Date: March 16, 2026
Hosts: Tom Uren and The Grugq
Podcast: Risky Bulletin (Risky Business Media)
This episode explores the current and future state of Iranian cyber activity in the context of recent physical attacks on Iranian cyber infrastructure and escalating regional conflict. Tom Uren and The Grugq (the gruk) discuss the impact of war on Iran's state-backed hacking capabilities, the strategic value (or lack thereof) of cyber operations during wartime, and how such attacks affect adversaries' societies. The episode also takes a comparative look at how different countries structure their cyber operations, Iran’s resiliency, and the motivations behind these campaigns.
“If you are Iran versus the U.S. I think even having like complete access to every message that the US military is sending itself would not help you.”
—Grugq [04:13]
“You can jab them with a needle as many times as you like.

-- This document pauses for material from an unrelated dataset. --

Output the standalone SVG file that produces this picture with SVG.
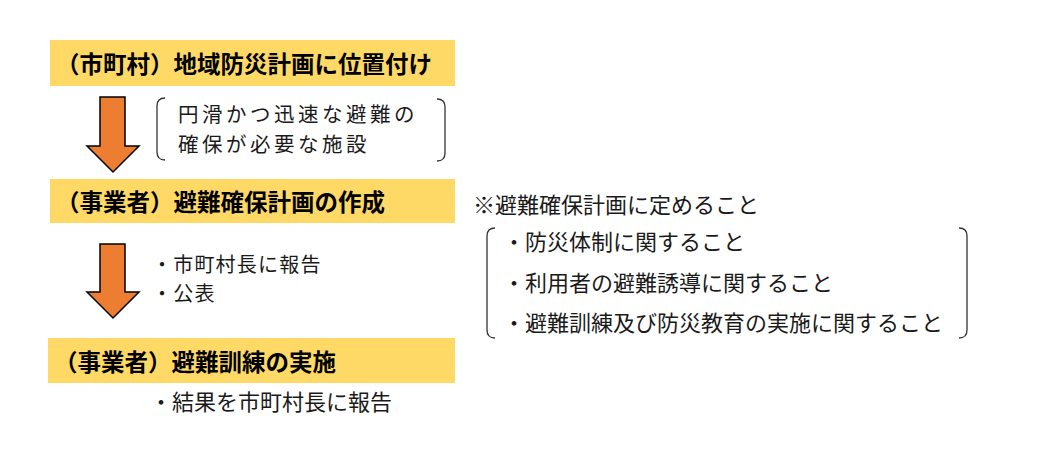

There’s still an elephant.”
—Grugq [08:50]
“It gives you something to celebrate and I don’t see that it costs them anything because during peacetime if you do a destructive attack, there’s the fear of escalation... But you can’t escalate from where they are right now.”
—Grugq [12:24, 12:56]
“Morale was actually internal as opposed to [the enemy].” [on psyops leaflets]
—Grugq [12:19]
“Any individual [company] that you take out is not going to impact any of the other ones. Like it’s almost a terrorist cell network in a way.”
—Grugq [16:12]
“If you look at... North Korea. They went from being... very low skilled, low level capabilities... now like an absolutely world class team... there’s no reason that Iran can’t do the same thing.”
—Grugq [25:09]
“Let me swap the possibility of nuclear war with Iran for worse hack. Right. That is actually like a good trade.”
—Tom Uren [22:49]
This episode examines the “unleashing” of Iranian hackers in the wake of military and infrastructure attacks, suggesting that while cyber campaigns by Iran may achieve little in shifting the balance of power, they are both low-cost and low-risk means of maintaining morale and asserting national resilience. The discussion, punctuated by historical analogies and dry humor, exposes the limits of cyber effects against large, resilient societies but warns of an era of increasingly capable, nuisance-driven Iranian operations—potentially following the North Korean path. For the West, this presents a persistent problem, but one less catastrophic than the alternatives.